SC Zollikon – FC Herrliberg 1:2 (0:1).

Riet, 140 Zuschauer.

Tore: 21. 0:1. 52. 0:2. 72. Felder (Penalty) 1:2.

SCZ: Erne; Oechslin, Mioc, De Nard (68. Dugandzic), Martin; Oettli (73. Glarner), Felder; Camichel, Y. Rämi (84. Gubler), A. Schärer; Spalinger.

FCH: Lichtin, Avolio (77. Carlson), Furrer, Siegrist, Lustgarten; Al Obadi (86. Vizner), Oertig (46. Dangel, 77. Dimitrovski), Ledergerber, Schuhmacher (73. Perucchini), Linder (30. Würmli, 73. Oertig), Dimitrovski (46. Linder, 81. Grimm).

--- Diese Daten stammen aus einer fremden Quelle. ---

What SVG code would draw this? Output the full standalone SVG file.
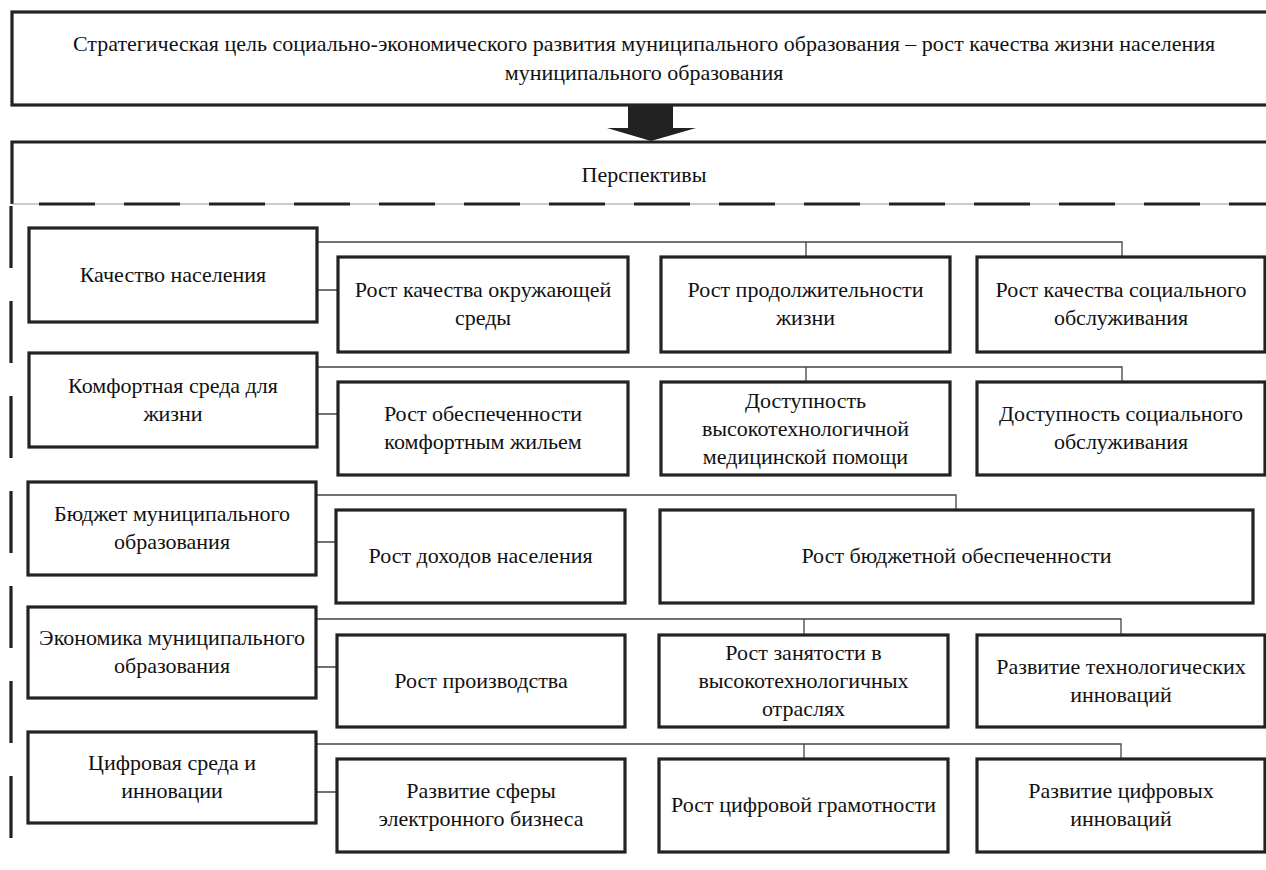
<svg xmlns="http://www.w3.org/2000/svg" width="1266" height="870" viewBox="0 0 1266 870">
<style>
.box{fill:#fff;stroke:#222;stroke-width:3.2}
.t{font-size:22px;fill:#111;text-anchor:middle}
.c{fill:none;stroke:#444;stroke-width:1.3}
.dash{fill:none;stroke:#222;stroke-width:3.2}
</style>
<rect width="1266" height="870" fill="#fff"/>
<g font-family="Liberation Serif, Times New Roman, serif">
<g id="goal">
<rect class="box" x="12" y="12" width="1270" height="93"/>
<text class="t" x="644" y="51">Стратегическая цель социально-экономического развития муниципального образования – рост качества жизни населения</text>
<text class="t" x="644" y="80">муниципального образования</text>
</g>
<g id="arrow">
<polygon points="628,106 673,106 673,128 696,128 651,141 607,128 628,128" fill="#222"/>
</g>
<g id="perspectives">
<path d="M1280,142 H12 V204" class="dash"/>
<line x1="12" y1="204" x2="1266" y2="204" stroke="#999" stroke-width="1"/>
<line x1="39" y1="204" x2="1266" y2="204" class="dash" stroke-dasharray="56 29"/>
<line x1="11" y1="206" x2="11" y2="850" class="dash" stroke-dasharray="62 33"/>
<text class="t" x="644" y="182">Перспективы</text>
</g>
<g id="connectors">
<path class="c" d="M317,242 H1122 V257 M806,242 V257 M317,290 H338"/>
<path class="c" d="M317,367 H1122 V382 M806,367 V382 M317,414 H338"/>
<path class="c" d="M316,495 H956 V510 M316,542 H336" stroke="#777"/>
<path class="c" d="M316,619 H1121 V635 M804,619 V635 M316,667 H337"/>
<path class="c" d="M316,744 H1121 V759 M804,744 V759 M316,792 H337"/>
</g>
<g id="row1-left">
<rect class="box" x="29" y="228" width="288" height="94"/>
<text class="t" x="173" y="282">Качество населения</text>
</g>
<g id="row1-a">
<rect class="box" x="338" y="257" width="290" height="95"/>
<text class="t" x="483" y="297">Рост качества окружающей</text>
<text class="t" x="483" y="325">среды</text>
</g>
<g id="row1-b">
<rect class="box" x="661" y="257" width="289" height="95"/>
<text class="t" x="805.5" y="297">Рост продолжительности</text>
<text class="t" x="805.5" y="325">жизни</text>
</g>
<g id="row1-c">
<rect class="box" x="977" y="257" width="288" height="95"/>
<text class="t" x="1121" y="297">Рост качества социального</text>
<text class="t" x="1121" y="325">обслуживания</text>
</g>
<g id="row2-left">
<rect class="box" x="29" y="353" width="288" height="94"/>
<text class="t" x="173" y="393">Комфортная среда для</text>
<text class="t" x="173" y="421">жизни</text>
</g>
<g id="row2-a">
<rect class="box" x="338" y="382" width="290" height="93"/>
<text class="t" x="483" y="421">Рост обеспеченности</text>
<text class="t" x="483" y="449">комфортным жильем</text>
</g>
<g id="row2-b">
<rect class="box" x="661" y="382" width="289" height="93"/>
<text class="t" x="805.5" y="408">Доступность</text>
<text class="t" x="805.5" y="436">высокотехнологичной</text>
<text class="t" x="805.5" y="464">медицинской помощи</text>
</g>
<g id="row2-c">
<rect class="box" x="977" y="382" width="288" height="93"/>
<text class="t" x="1121" y="421">Доступность социального</text>
<text class="t" x="1121" y="449">обслуживания</text>
</g>
<g id="row3-left">
<rect class="box" x="28" y="482" width="288" height="93"/>
<text class="t" x="172" y="521">Бюджет муниципального</text>
<text class="t" x="172" y="549">образования</text>
</g>
<g id="row3-a">
<rect class="box" x="336" y="510" width="289" height="93"/>
<text class="t" x="480.5" y="563">Рост доходов населения</text>
</g>
<g id="row3-b">
<rect class="box" x="660" y="510" width="593" height="93"/>
<text class="t" x="956.5" y="563">Рост бюджетной обеспеченности</text>
</g>
<g id="row4-left">
<rect class="box" x="28" y="607" width="288" height="91"/>
<text class="t" x="172" y="645">Экономика муниципального</text>
<text class="t" x="172" y="673">образования</text>
</g>
<g id="row4-a">
<rect class="box" x="337" y="635" width="288" height="92"/>
<text class="t" x="481" y="688">Рост производства</text>
</g>
<g id="row4-b">
<rect class="box" x="659" y="635" width="289" height="92"/>
<text class="t" x="803.5" y="660">Рост занятости в</text>
<text class="t" x="803.5" y="688">высокотехнологичных</text>
<text class="t" x="803.5" y="716">отраслях</text>
</g>
<g id="row4-c">
<rect class="box" x="977" y="635" width="288" height="92"/>
<text class="t" x="1121" y="674">Развитие технологических</text>
<text class="t" x="1121" y="702">инноваций</text>
</g>
<g id="row5-left">
<rect class="box" x="28" y="732" width="288" height="91"/>
<text class="t" x="172" y="770">Цифровая среда и</text>
<text class="t" x="172" y="798">инновации</text>
</g>
<g id="row5-a">
<rect class="box" x="337" y="759" width="288" height="93"/>
<text class="t" x="481" y="798">Развитие сферы</text>
<text class="t" x="481" y="826">электронного бизнеса</text>
</g>
<g id="row5-b">
<rect class="box" x="659" y="759" width="289" height="93"/>
<text class="t" x="803.5" y="812">Рост цифровой грамотности</text>
</g>
<g id="row5-c">
<rect class="box" x="977" y="759" width="288" height="93"/>
<text class="t" x="1121" y="798">Развитие цифровых</text>
<text class="t" x="1121" y="826">инноваций</text>
</g>
</g>
</svg>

Bemerkungen: 83. Tor Herrliberg wegen Abseits aberkannt. Gelbe Karten gegen Linder, Avolio, Oertig (alle wegen Foulspiels) sowie Dugandzic (Reklamieren). SCZ ohne Lionzo und Salih (beide gesperrt), Fuchs (Militär), Landolt (Ferien) und Nashid, Scheidegger und Schmid (Einsatz bei den A-Junioren). Beim SCZ nicht eingesetzt: O’Brien, Bühlmann, Montezin, M. Schärer.